An advantage of random testing is that it is very easy to tune properties of the generated code including the C subset, the size of the program, and other properties. There are two levels at which Csmith can be tuned (or three, really, since you can always hack the code).

First, Csmith has many handy command-line options. To see commonly-used options run csmith -h. To see uncommonly-used options, run csmith -hh. We do not in fact expect that most of the -hh options will be useful to anyone other than ourselves.

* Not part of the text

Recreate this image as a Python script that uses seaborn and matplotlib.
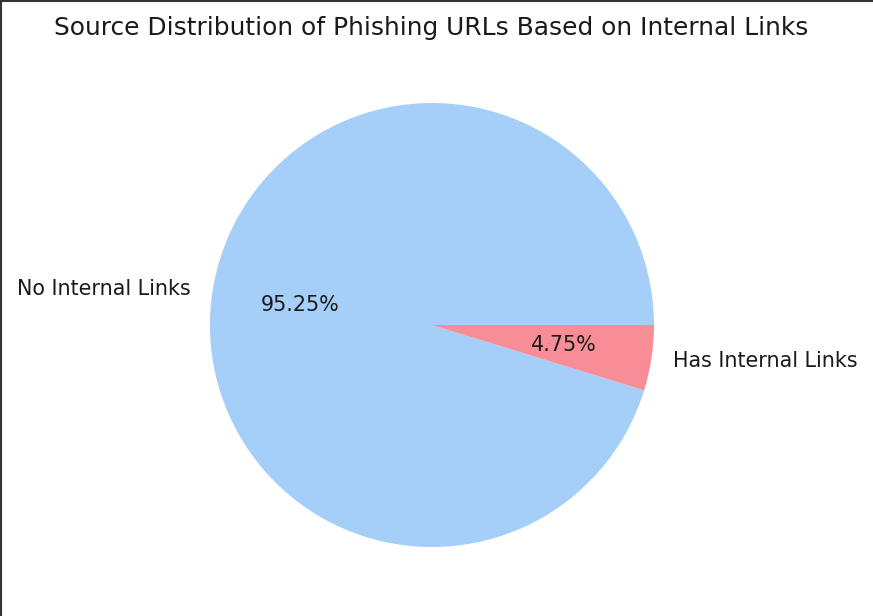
import matplotlib
matplotlib.use('Agg')
import matplotlib.pyplot as plt
from matplotlib.lines import Line2D
import seaborn as sns

# データ
labels = ['No Internal Links', 'Has Internal Links']
shares = [95.25, 4.75]
colors = ['#a5cff8', '#f88d97']

sns.set_theme(style='white')
plt.rcParams['font.family'] = ['DejaVu Sans']
plt.rcParams['text.color'] = '#1a1a1a'

fig = plt.figure(figsize=(8.73, 6.16), dpi=100)
ax = fig.add_axes([0.2405, 0.112, 0.5086, 0.7208])
ax.pie(shares, labels=labels, colors=colors, autopct='%1.2f%%',
       wedgeprops={'linewidth': 0}, textprops={'fontsize': 14.9})
ax.set_xlim(-1, 1)
ax.set_ylim(-1, 1)
ax.set_aspect('equal')

fig.suptitle('Source Distribution of Phishing URLs Based on Internal Links',
             x=0.494, y=0.955, va='center', fontsize=17.9)

# スクリーンショットの枠線（左と上）
fig.add_artist(Line2D([0.001, 0.001], [0, 1], color='#333333', lw=1.5,
                      transform=fig.transFigure))
fig.add_artist(Line2D([0, 1], [0.999, 0.999], color='#333333', lw=1.5,
                      transform=fig.transFigure))

fig.savefig('out.png', dpi=100)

Second, you can hack Csmith's probability distributions. Running csmith --dump-default-probabilities <file> will give you a look at some of its internal configuration variables. You'll probably need to look into the code to understand what they do. You can change the numbers in this file and then feed them back to Csmith like this: csmith --probability-configuration <file>. More details can be found in $CSMITH_HOME/doc/probabilities.txt.

Where Are The Bugs?

We've put an enormous amount of time into testing Clang and GCC for x86 and x86-64 at the -O0, -O1, -O2, -Os, and -O3 levels. The developers have put a lot of time into fixing the bugs we've reported. Consequently, you are unlikely to find many bugs in these compilers, for these targets, at these optimization levels.

If you want to find compiler bugs, you might consider testing:

Before submitting a lot of bugs, please check and make sure the developers are actually interested in seeing bug reports. Commercial compiler vendors are typically reluctant to fix bugs that are not impacting important customers. Open source developers may also have other priorities. It's strongly possible that nobody cares if some random combination of optimization flags causes a compiler crash for the PDP-11 target.

Frequently Asked Questions

Why doesn't Csmith's output compile as C++? We haven't had time to fix this, but will try to do so. In the meantime, passing Csmith the --no-structs command line option suffices to generate valid C++ most of the time.

Can Csmith be altered to emit programs in a language other than C or C++? Not easily.

How do I turn off ASLR? Google will tell you.